__Goal__. Set down the data below from its first line to the line holding "const darwinDottedFrom = 1080;", inclusive; omit all pictures.
Start
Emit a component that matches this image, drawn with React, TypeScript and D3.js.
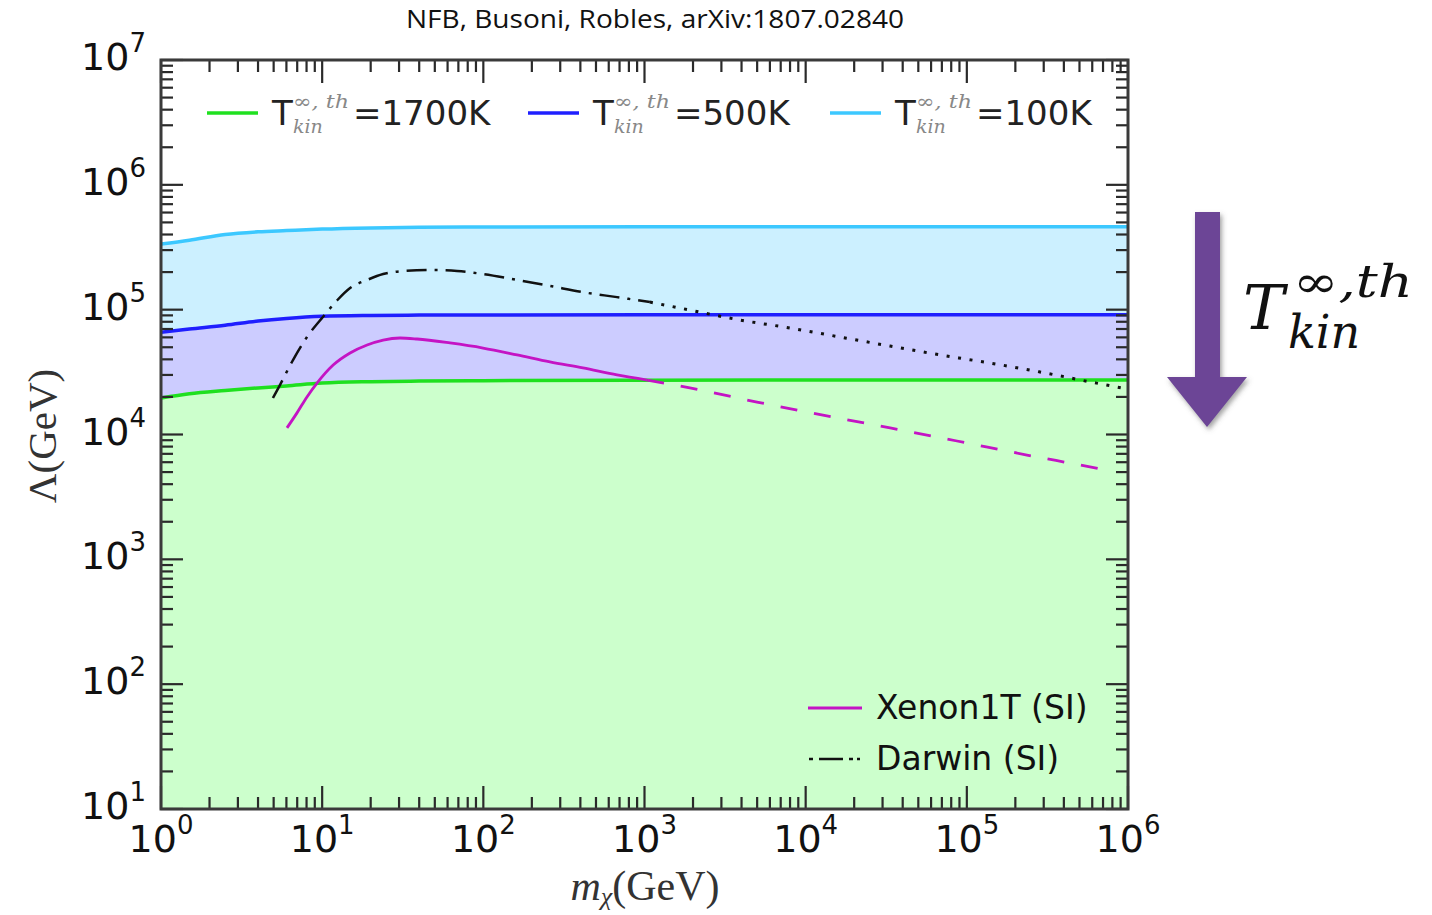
import { useEffect, useRef } from "react";
import * as d3 from "d3";

// thermal kinetic bands, Lambda (GeV) vs m_chi (GeV)
const bandMass = [1, 1.5, 2.5, 4, 6, 10, 20, 40, 100, 1e3, 1e4, 1e5, 1e6];
const lambda1700K = [1.96e4, 2.12e4, 2.25e4, 2.36e4, 2.45e4, 2.58e4, 2.65e4, 2.68e4, 2.7e4, 2.72e4, 2.73e4, 2.73e4, 2.73e4];
const lambda500K = [6.6e4, 7.0e4, 7.5e4, 8.1e4, 8.5e4, 8.85e4, 9.0e4, 9.05e4, 9.08e4, 9.1e4, 9.1e4, 9.1e4, 9.1e4];
const lambda100K = [3.35e5, 3.6e5, 4.0e5, 4.2e5, 4.3e5, 4.42e5, 4.52e5, 4.58e5, 4.6e5, 4.62e5, 4.62e5, 4.62e5, 4.62e5];
const tempLabels = ["1700K", "500K", "100K"];

// direct detection limits
const xenonMass = [6.05, 6.98, 8.05, 9.29, 11.7, 14.9, 19.0, 23.9, 30.4, 38.8, 62.1, 99.6, 162, 259, 415, 675, 1040, 1910, 4990, 1.28e4, 3.34e4, 8.69e4, 2.36e5, 6.24e5, 7.2e5];
const xenonLambda = [1.13e4, 1.49e4, 2.0e4, 2.58e4, 3.6e4, 4.5e4, 5.21e4, 5.71e4, 5.93e4, 5.82e4, 5.41e4, 4.93e4, 4.34e4, 3.81e4, 3.41e4, 3.0e4, 2.73e4, 2.36e4, 1.82e4, 1.43e4, 1.13e4, 8.87e3, 6.85e3, 5.4e3, 5.2e3];
const xenonDashedFrom = 1040;

const darwinMass = [4.95, 5.47, 6.59, 8.05, 10.1, 12.4, 14.9, 19.0, 23.9, 31.8, 46.7, 68.7, 99.6, 162, 259, 415, 675, 1080, 1910, 3910, 8000, 1.63e4, 3.34e4, 6.82e4, 1.39e5, 2.84e5, 5.81e5, 1e6];
const darwinLambda = [1.96e4, 2.49e4, 3.95e4, 6.04e4, 8.73e4, 1.19e5, 1.49e5, 1.73e5, 1.93e5, 2.04e5, 2.08e5, 2.04e5, 1.93e5, 1.73e5, 1.55e5, 1.38e5, 1.26e5, 1.15e5, 9.93e4, 8.26e4, 7.13e4, 6.04e4, 5.11e4, 4.34e4, 3.74e4, 3.17e4, 2.64e4, 2.31e4];
const darwinDottedFrom = 1080;

const xDecades = [0, 1, 2, 3, 4, 5, 6];
const yDecades = [1, 2, 3, 4, 5, 6, 7];

const W = 1432, H = 915;
const left = 161, right = 1128, top = 60, bottom = 809;

function App() {
    const ref = useRef(null);

    useEffect(() => {
        const svg = d3.select(ref.current);
        svg.selectAll("*").remove();

        const x = d3.scaleLog().domain([1, 1e6]).range([left, right]);
        const y = d3.scaleLog().domain([10, 1e7]).range([bottom, top]);

        svg.append("defs").append("clipPath").attr("id", "plotclip")
            .append("rect").attr("x", left).attr("y", top)
            .attr("width", right - left).attr("height", bottom - top);
        const shadow = svg.select("defs").append("filter").attr("id", "shadow")
            .attr("x", "-30%").attr("y", "-30%").attr("width", "160%").attr("height", "160%");
        shadow.append("feDropShadow").attr("dx", 2).attr("dy", 3).attr("stdDeviation", 2.5)
            .attr("flood-color", "#555").attr("flood-opacity", 0.55);

        const plot = svg.append("g").attr("clip-path", "url(#plotclip)");

        const bands = bandMass.map((m, i) => ({ m, g: lambda1700K[i], b: lambda500K[i], c: lambda100K[i] }));
        const area = (lo, hi) => d3.area()
            .x(d => x(d.m)).y0(d => y(lo(d))).y1(d => y(hi(d)))
            .curve(d3.curveMonotoneX);

        plot.append("path").datum(bands).attr("fill", "#ccffcc").attr("d", area(() => 10, d => d.g));
        plot.append("path").datum(bands).attr("fill", "#ccccff").attr("d", area(d => d.g, d => d.b));
        plot.append("path").datum(bands).attr("fill", "#ccf0ff").attr("d", area(d => d.b, d => d.c));

        const line = d3.line().x(d => x(d[0])).y(d => y(d[1])).curve(d3.curveMonotoneX);
        const bandLines = [
            { key: "g", color: "#1fe01f" },
            { key: "b", color: "#1f1fff" },
            { key: "c", color: "#3cc8ff" },
        ];
        bandLines.forEach(bl => {
            plot.append("path").datum(bands.map(d => [d.m, d[bl.key]]))
                .attr("fill", "none").attr("stroke", bl.color).attr("stroke-width", 3.5)
                .attr("d", line);
        });

        const xenon = xenonMass.map((m, i) => [m, xenonLambda[i]]);
        plot.append("path").datum(xenon.filter(d => d[0] <= xenonDashedFrom))
            .attr("fill", "none").attr("stroke", "#c414c4").attr("stroke-width", 2.8).attr("d", line);
        plot.append("path").datum(xenon.filter(d => d[0] >= xenonDashedFrom))
            .attr("fill", "none").attr("stroke", "#c414c4").attr("stroke-width", 2.8)
            .attr("stroke-dasharray", "17,17").attr("d", line);

        const darwin = darwinMass.map((m, i) => [m, darwinLambda[i]]);
        plot.append("path").datum(darwin.filter(d => d[0] <= darwinDottedFrom))
            .attr("fill", "none").attr("stroke", "#111").attr("stroke-width", 2.5)
            .attr("stroke-dasharray", "20,8,3,8").attr("d", line);
        plot.append("path").datum(darwin.filter(d => d[0] >= darwinDottedFrom))
            .attr("fill", "none").attr("stroke", "#111").attr("stroke-width", 3)
            .attr("stroke-dasharray", "3,8.6").attr("d", line);

        // ticks on all four sides, pointing inwards
        const ticks = svg.append("g").attr("stroke", "#2a2a2a").attr("stroke-width", 2.2);
        const xMinor = [], yMinor = [];
        xDecades.slice(0, -1).forEach(e => d3.range(2, 10).forEach(k => xMinor.push(k * 10 ** e)));
        yDecades.slice(0, -1).forEach(e => d3.range(2, 10).forEach(k => yMinor.push(k * 10 ** e)));
        xDecades.forEach(e => {
            const px = x(10 ** e);
            ticks.append("line").attr("x1", px).attr("x2", px).attr("y1", bottom).attr("y2", bottom - 23);
            ticks.append("line").attr("x1", px).attr("x2", px).attr("y1", top).attr("y2", top + 23);
        });
        xMinor.forEach(v => {
            const px = x(v);
            ticks.append("line").attr("x1", px).attr("x2", px).attr("y1", bottom).attr("y2", bottom - 12);
            ticks.append("line").attr("x1", px).attr("x2", px).attr("y1", top).attr("y2", top + 12);
        });
        yDecades.forEach(e => {
            const py = y(10 ** e);
            ticks.append("line").attr("y1", py).attr("y2", py).attr("x1", left).attr("x2", left + 22);
            ticks.append("line").attr("y1", py).attr("y2", py).attr("x1", right).attr("x2", right - 22);
        });
        yMinor.forEach(v => {
            const py = y(v);
            ticks.append("line").attr("y1", py).attr("y2", py).attr("x1", left).attr("x2", left + 12);
            ticks.append("line").attr("y1", py).attr("y2", py).attr("x1", right).attr("x2", right - 12);
        });

        svg.append("rect").attr("x", left).attr("y", top)
            .attr("width", right - left).attr("height", bottom - top)
            .attr("fill", "none").attr("stroke", "#3a3a3a").attr("stroke-width", 3);

        // tick labels
        const font = "DejaVu Sans";
        xDecades.forEach(e => {
            const t = svg.append("text").attr("x", x(10 ** e)).attr("y", 852)
                .attr("text-anchor", "middle").attr("font-family", font).attr("font-size", 38).attr("fill", "#111");
            t.append("tspan").text("10");
            t.append("tspan").attr("dy", -18).attr("font-size", 26).text(e);
        });
        yDecades.forEach(e => {
            const t = svg.append("text").attr("x", 146).attr("y", y(10 ** e) + 10)
                .attr("text-anchor", "end").attr("font-family", font).attr("font-size", 38).attr("fill", "#111");
            t.append("tspan").text("10");
            t.append("tspan").attr("dy", -18).attr("font-size", 26).text(e);
        });

        // axis labels
        const xl = svg.append("text").attr("x", 645).attr("y", 900).attr("text-anchor", "middle")
            .attr("font-family", "Liberation Serif").attr("font-size", 42).attr("fill", "#333");
        xl.append("tspan").attr("font-style", "italic").text("m");
        xl.append("tspan").attr("font-style", "italic").attr("font-size", 26).attr("dy", 5).text("χ");
        xl.append("tspan").attr("dy", -5).text("(GeV)");

        svg.append("text").attr("transform", "translate(56,436) rotate(-90)")
            .attr("text-anchor", "middle").attr("font-family", "Liberation Serif")
            .attr("font-size", 41).attr("fill", "#333").text("Λ(GeV)");

        svg.append("text").attr("x", 655).attr("y", 28).attr("text-anchor", "middle")
            .attr("font-family", "Open Sans").attr("font-size", 26).attr("fill", "#111")
            .attr("textLength", 498).attr("lengthAdjust", "spacingAndGlyphs")
            .text("NFB, Busoni, Robles, arXiv:1807.02840");

        // top legend
        const legendPos = [207, 528, 830];
        tempLabels.forEach((lab, i) => {
            const lx = legendPos[i];
            const g = svg.append("g");
            g.append("line").attr("x1", lx).attr("x2", lx + 51).attr("y1", 113).attr("y2", 113)
                .attr("stroke", bandLines[i].color).attr("stroke-width", 3.5);
            const tx = lx + 65;
            g.append("text").attr("x", tx).attr("y", 125).attr("font-family", font)
                .attr("font-size", 34).attr("fill", "#222").text("T");
            g.append("text").attr("x", tx + 21).attr("y", 108).attr("font-family", "DejaVu Serif")
                .attr("font-style", "italic").attr("font-size", 19).attr("fill", "#888")
                .attr("textLength", 56).attr("lengthAdjust", "spacingAndGlyphs").text("∞, th");
            g.append("text").attr("x", tx + 21).attr("y", 133).attr("font-family", "DejaVu Serif")
                .attr("font-style", "italic").attr("font-size", 19).attr("fill", "#888").text("kin");
            g.append("text").attr("x", tx + 81).attr("y", 125).attr("font-family", font)
                .attr("font-size", 34).attr("fill", "#222").text("=" + lab);
        });

        // bottom legend
        svg.append("line").attr("x1", 808).attr("x2", 862).attr("y1", 708).attr("y2", 708)
            .attr("stroke", "#c414c4").attr("stroke-width", 3);
        svg.append("text").attr("x", 876).attr("y", 719).attr("font-family", font)
            .attr("font-size", 33).attr("fill", "#111").text("Xenon1T (SI)");
        svg.append("line").attr("x1", 809).attr("x2", 860).attr("y1", 759).attr("y2", 759)
            .attr("stroke", "#111").attr("stroke-width", 2.5).attr("stroke-dasharray", "4,6,24,6,4");
        svg.append("text").attr("x", 876).attr("y", 770).attr("font-family", font)
            .attr("font-size", 33).attr("fill", "#111").text("Darwin (SI)");

        // arrow annotation
        svg.append("path").attr("d", "M1195,212 H1220 V377 H1247 L1207,427 L1167,377 H1195 Z")
            .attr("fill", "#6c4596").attr("filter", "url(#shadow)");
        svg.append("text").attr("x", 1243).attr("y", 329).attr("font-family", "DejaVu Serif")
            .attr("font-style", "italic").attr("font-size", 62).attr("fill", "#111").text("T");
        svg.append("text").attr("x", 1293).attr("y", 297).attr("font-family", "DejaVu Serif")
            .attr("font-style", "italic").attr("font-size", 44).attr("fill", "#111")
            .attr("textLength", 120).attr("lengthAdjust", "spacingAndGlyphs").text("∞,th");
        svg.append("text").attr("x", 1288).attr("y", 348).attr("font-family", "DejaVu Serif")
            .attr("font-style", "italic").attr("font-size", 46).attr("fill", "#111").text("kin");
    }, []);

    return (
        <svg ref={ref} width={W} height={H}
            style={{ position: "absolute", left: 0, top: 0, background: "#fff" }} />
    );
}

export default App;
End
__Expected answer__.
Emit a component that matches this image, drawn with React, TypeScript and D3.js.
import { useEffect, useRef } from "react";
import * as d3 from "d3";

// thermal kinetic bands, Lambda (GeV) vs m_chi (GeV)
const bandMass = [1, 1.5, 2.5, 4, 6, 10, 20, 40, 100, 1e3, 1e4, 1e5, 1e6];
const lambda1700K = [1.96e4, 2.12e4, 2.25e4, 2.36e4, 2.45e4, 2.58e4, 2.65e4, 2.68e4, 2.7e4, 2.72e4, 2.73e4, 2.73e4, 2.73e4];
const lambda500K = [6.6e4, 7.0e4, 7.5e4, 8.1e4, 8.5e4, 8.85e4, 9.0e4, 9.05e4, 9.08e4, 9.1e4, 9.1e4, 9.1e4, 9.1e4];
const lambda100K = [3.35e5, 3.6e5, 4.0e5, 4.2e5, 4.3e5, 4.42e5, 4.52e5, 4.58e5, 4.6e5, 4.62e5, 4.62e5, 4.62e5, 4.62e5];
const tempLabels = ["1700K", "500K", "100K"];

// direct detection limits
const xenonMass = [6.05, 6.98, 8.05, 9.29, 11.7, 14.9, 19.0, 23.9, 30.4, 38.8, 62.1, 99.6, 162, 259, 415, 675, 1040, 1910, 4990, 1.28e4, 3.34e4, 8.69e4, 2.36e5, 6.24e5, 7.2e5];
const xenonLambda = [1.13e4, 1.49e4, 2.0e4, 2.58e4, 3.6e4, 4.5e4, 5.21e4, 5.71e4, 5.93e4, 5.82e4, 5.41e4, 4.93e4, 4.34e4, 3.81e4, 3.41e4, 3.0e4, 2.73e4, 2.36e4, 1.82e4, 1.43e4, 1.13e4, 8.87e3, 6.85e3, 5.4e3, 5.2e3];
const xenonDashedFrom = 1040;

const darwinMass = [4.95, 5.47, 6.59, 8.05, 10.1, 12.4, 14.9, 19.0, 23.9, 31.8, 46.7, 68.7, 99.6, 162, 259, 415, 675, 1080, 1910, 3910, 8000, 1.63e4, 3.34e4, 6.82e4, 1.39e5, 2.84e5, 5.81e5, 1e6];
const darwinLambda = [1.96e4, 2.49e4, 3.95e4, 6.04e4, 8.73e4, 1.19e5, 1.49e5, 1.73e5, 1.93e5, 2.04e5, 2.08e5, 2.04e5, 1.93e5, 1.73e5, 1.55e5, 1.38e5, 1.26e5, 1.15e5, 9.93e4, 8.26e4, 7.13e4, 6.04e4, 5.11e4, 4.34e4, 3.74e4, 3.17e4, 2.64e4, 2.31e4];
const darwinDottedFrom = 1080;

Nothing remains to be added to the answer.